▶ **Exercise data**
-=-=-=-=-

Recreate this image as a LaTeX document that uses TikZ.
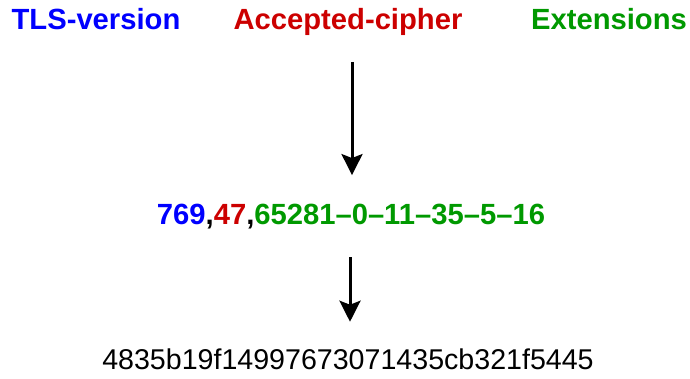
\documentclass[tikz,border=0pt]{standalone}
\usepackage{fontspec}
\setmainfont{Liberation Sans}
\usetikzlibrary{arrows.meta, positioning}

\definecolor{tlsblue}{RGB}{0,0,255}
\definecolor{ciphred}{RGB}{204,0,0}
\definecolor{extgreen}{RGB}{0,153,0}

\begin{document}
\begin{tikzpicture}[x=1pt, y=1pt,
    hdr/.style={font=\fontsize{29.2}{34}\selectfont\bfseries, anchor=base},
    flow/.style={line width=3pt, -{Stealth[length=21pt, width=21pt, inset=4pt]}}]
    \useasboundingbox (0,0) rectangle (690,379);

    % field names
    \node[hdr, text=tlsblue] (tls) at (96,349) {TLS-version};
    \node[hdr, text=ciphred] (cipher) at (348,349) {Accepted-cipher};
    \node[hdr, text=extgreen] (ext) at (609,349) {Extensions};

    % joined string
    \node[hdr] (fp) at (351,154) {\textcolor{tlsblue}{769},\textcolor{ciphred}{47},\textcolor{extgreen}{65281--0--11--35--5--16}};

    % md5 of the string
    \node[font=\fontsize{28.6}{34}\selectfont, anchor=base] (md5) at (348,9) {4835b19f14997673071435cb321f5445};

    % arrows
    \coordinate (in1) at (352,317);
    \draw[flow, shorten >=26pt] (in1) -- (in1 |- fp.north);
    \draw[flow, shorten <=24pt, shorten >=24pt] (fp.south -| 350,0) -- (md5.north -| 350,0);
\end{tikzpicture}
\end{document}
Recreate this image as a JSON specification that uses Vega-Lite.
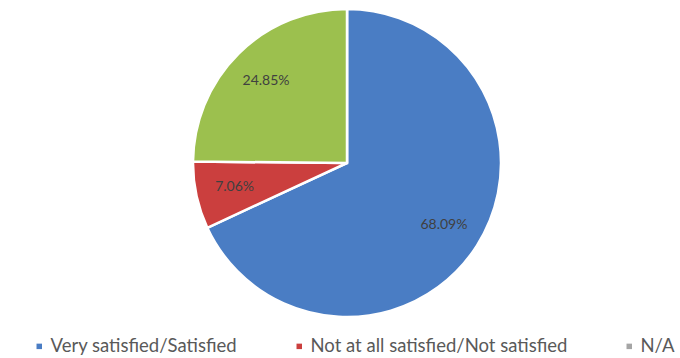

-=-=-=-=-

▶ **Written exercise**
Scan the material above. Copy each line that holds the word "uses".

▶ **Output of the exercise**
Recreate this image as a LaTeX document that uses TikZ.
Recreate this image as a JSON specification that uses Vega-Lite.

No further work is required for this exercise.